Besides blurring the distinction between poetry and prose Inside also interrogates the binary reality/fiction: “I fell into a strange sleep in my chair. It was like I wasn’t really sleeping because my dream was exactly the same as being awake except that everything was darker and greener.” (2) Reference to ordinary activities indicate periods of awareness (“I got the gas fire looked at today”, 11) but these are followed by fading memories or visions of a condemned future (“It was the future - society collapsed”, 59). Inside is like a stream of consciousness experiment that gives the reader intimate access to the character’s thoughts.

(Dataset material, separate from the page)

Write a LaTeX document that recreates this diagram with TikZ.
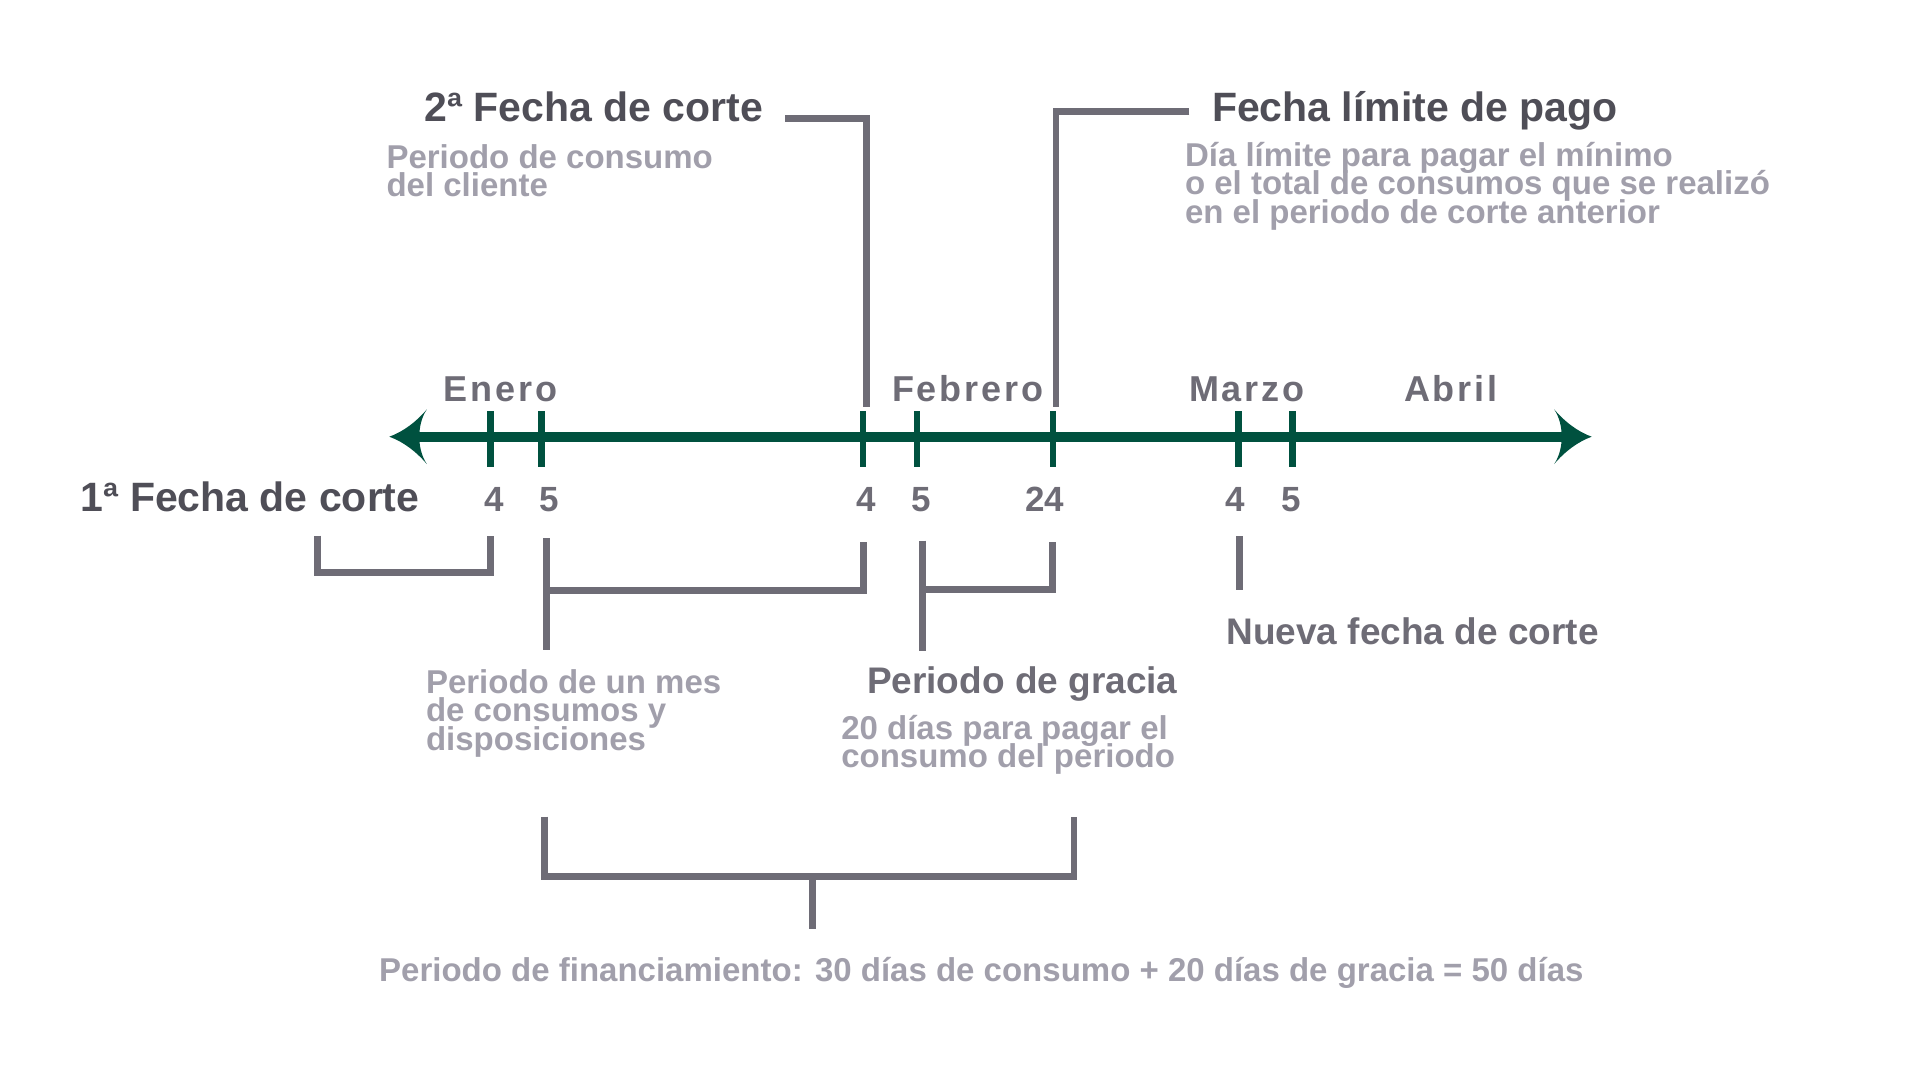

As with print works, Inside is anchored to static pages. It is simultaneously dependent on pre-programmed textual responses. However, this piece continuously exceeds its margins. Videos overlap the pages and hyperlinks lead the reader to other dimensions of the work. Moreover, there are several words which, when selected by the reader, offer a portal to hidden places in the protagonist’s mind. Even though the main character is alone and trapped inside his house he is able to describe different settings. The reader in front of the computer screen follows him. Like any work of fiction, this piece overcomes itself (and its page limits) through the reader’s imaginative participation. All in all, Inside not only explores themes such as the Cartesian dichotomy between body and mind but also reminds us of fiction’s never-ending possibilities.

References

BARTHES, Roland (1977). Image, Music Text. London: Fontana Press.
DERRIDA, Jacques, and Avital Ronell (1980). “The Law of Genre”, in Critical Inquiry, Vol. 7, No. 1. Chicago: The University of Chicago, 55-81.
ESKELINEN, Markku (2012). Cybertext Poetics: The Critical Landscape of New Media Literary Theory. New York: Continuum.
GENETTE, Gérard (1979). The Architext: an Introduction. Berkeley: University of California Press.
PORTELA, Manuel (2013). Scripting Reading Motions: the Codex and the Computer as Self-reflexive Machines. Cambridge, Massachusetts: MIT Press.